For now, what does turn the heads of public officials is outcome data. “What we do know is that children removed from congregate care and transitioned into family settings tend to do better,” says Pollack. In convincing courts, which can override child welfare authorities seeking to remove a child from congregate care, “we show them how many kids we can get into a less restrictive setting without having to go back.”
Family settings are also more cost effective, and the savings can be invested in support services. According to Casey data, congregate care placements cost child welfare systems three to five times the amount of family-based placements. In Denver, notes Pollack, the average monthly cost for congregate facilities is $7,000 a month. “We can invest some of the savings into wrapping services around a family and providing services in the home.” Providing such services on the front end for vulnerable families can help prevent a child’s removal from home.
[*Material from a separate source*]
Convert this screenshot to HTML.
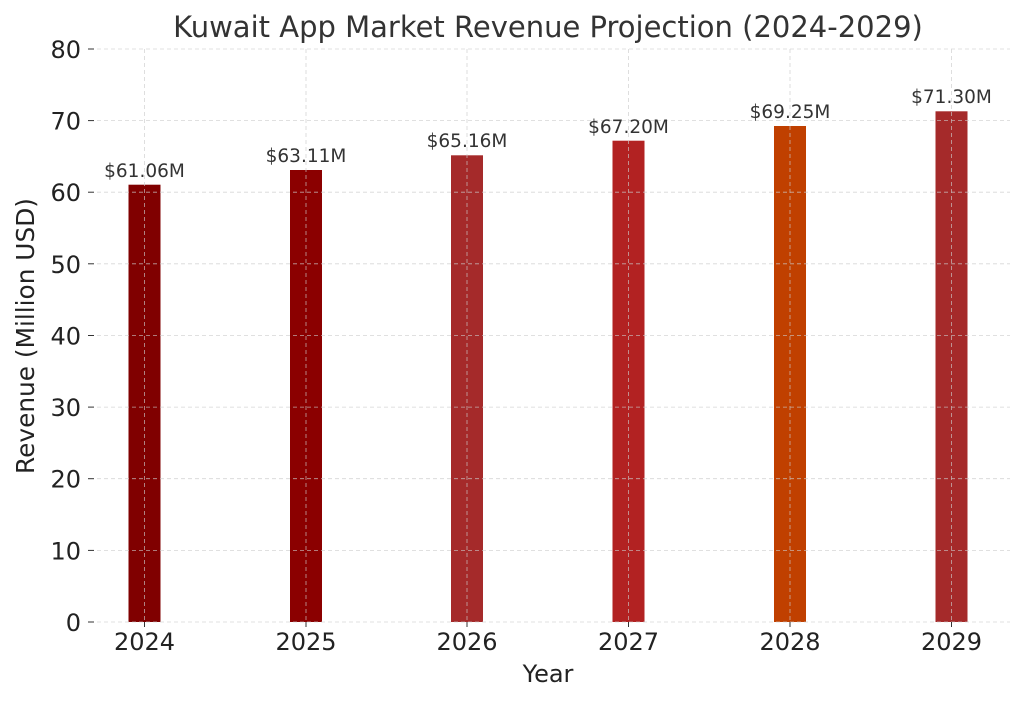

Will Lightbourne, director of California’s Department of Social Services, says such services are critical in a pilot the state is implementing that aims to reduce congregate care to a minimal level. “There has to be a very conscious strategy to look at the length of stay and outcomes and see some evidence that you have assessed each child’s needs for why they are in a higher level of placement, so that it’s clear there is a reason, and it’s not just because a bed is available.”
As director of social services in Santa Clara previously, Lightbourne led a multi-year effort to convert a state-of-the-art, 132-bed shelter that often housed 180 children a night—many staying for a period of months— into an intake and assessment center. The center now places kids with relatives or in foster homes within a 24-hour period. “The more this work can be informed by research, the better,” reflects Lightbourne, but that means “making sure it is out there and available.”
Ensuring that there are alternatives to group care also means recruiting and training more foster parents and making connections with any family members and mentors who can be part of a child’s team and offer lifelong support.
Reducing congregate care can pose a financial threat to private providers, but forging new relationships is possible. “In Denver, one group of providers accused us of putting them out of business, while another took the initiative to develop a continuum of services including much less restrictive settings,” notes Pollack. These kinds of changes are needed, experts say, to reduce the use of group settings and help more children find supportive homes.
“The family environment has helped me more than the treatment centers,” says Jasmine O’Shea. “No matter how good it is, it’s just not home.”
“The biggest challenge is making sure there is a strong team backing these children. Kids need to know you believe they will be successful,” notes Dawn Crosswhite, who coordinates a Permanency Roundtable in Denver and is the senior social caseworker who works with O’Shea.
“She’s worth the fight,” says Crosswhite.